Raise Your Hand, Will You?

Having a question in class is terrifying. The professor says something that you don’t understand, or that you missed for a legitimate reason, like checking your Instagram. Then you’re stuck in an awful situation. If you don’t ask, you risk missing out on what could be imperative information for the next test. Naturally, one would think that this is enough to motivate asking the question in mind. But we’re afraid of asking these questions because it might look “dumb,” which is silly. We pay approximately 60 grand a year for an education at a top tier University. We go to Boston College in order to learn. Why do so many of us frequently refrain from asking questions? Apparently the self-imposed fear proves too much of a mental obstacle for us.

Although observed often in an in-class setting, the fear of putting ourselves out there doesn’t stop in the classroom. It’s all around us. It permeates our lives. This fear promotes the development of applications like Tinder, which save us the trouble of actually approaching someone we are interested in and striking up a conversation. Bumble takes it a step further and saves guys from the horror of initiating the conversation, a process which requires touching the screen of a phone three times. God forbid you have to be the first one to say “hi”. Websites like GrubHub or Foodler, while more convenient than ordering over the phone, also mitigate the little human interaction involved in placing an order.
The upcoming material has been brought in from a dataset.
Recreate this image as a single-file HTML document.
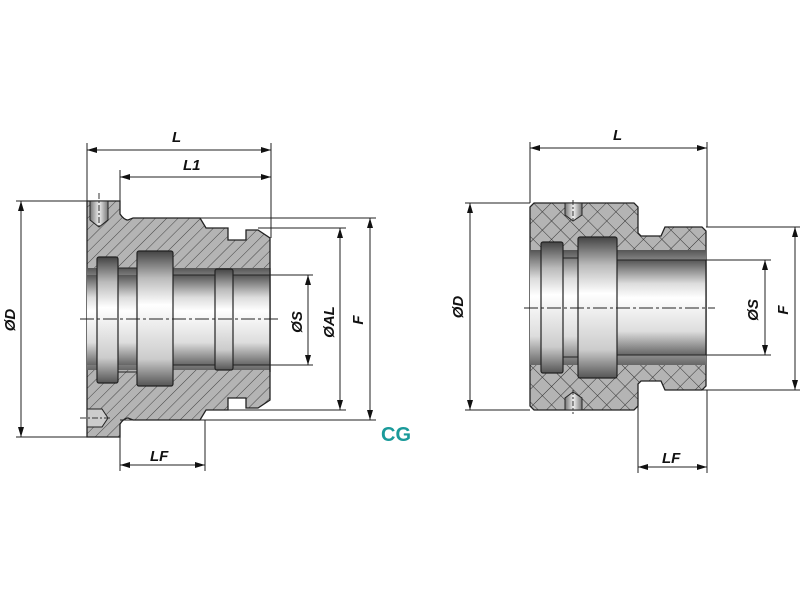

It’s baffling how willing we are to reach out to each other through technology, providing comfort against the aforementioned fear.

The fear that comes with the thought of putting yourself out there is pretty common—it’s natural for us. While this might be the case, we can’t let it have such a large impact on how we live our lives. If we give this fear too much power over us, it hinders our lives. Being in college, we will likely be released into the workforce within the next few years. Employers will look through our resumes, read our transcripts, and decide which ones of us to offer jobs. If we are afraid to put ourselves out there, this restricts our success. People don’t want to hire graduates who perform mechanical tasks. Employers want someone who isn’t afraid to think in different ways. If we let our fear of the unknown take control, we won’t have the confidence to try something new. And even if we do take a risk and go out on a limb, failure isn’t as awful as we are led to believe through our schooling. The portable pacemaker was created because someone accidentally plugged a resistor of the wrong size into a circuit. The microwave was first thought of because a chocolate bar melted in a scientist’s pocket when exposed to the active radar he was working on. The weak adhesive sticky notes were developed by a guy trying and failing to create an incredibly strong adhesive. As Isaac Asimov, renowned author and biochemistry professor, said “The most exciting phrase to hear in science, the one that heralds new discoveries, is not ‘Eureka!’ but ‘That’s funny…’.”

Although the idea of a prospective job is in the distant future for some of us, this fear affects our lives at BC. There are a multitude of different clubs and ways to get involved on campus. Finding what you’re passionate about, and finding groups that you mesh with is highly emphasized in the college experience. Often times ignoring the fear and just going for it is the only way we can form our own opinions about these clubs. But this is difficult. It’s far easier to stay in our comfort zones. It’s easier to settle into friendships with those who share the same unique qualities of enjoying going out on weekends and the lifestyle of working hard and playing hard. It’s less intimidating to pass on the meetings these clubs have. Yet if we choose to do this, how do we know if we will ever find the club that truly interests us? If we wish to make the most out of our undergraduate experience, if we want to set ourselves up for the best job possible, we can’t succumb to the fear of going outside of our comfort zones. We have to consciously acknowledge that although it is scary, we can’t allow the fear to make decisions for us. We have to understand that a life spent without risk, and without challenging ourselves, is not a fulfilling one. And we have to ask questions in class.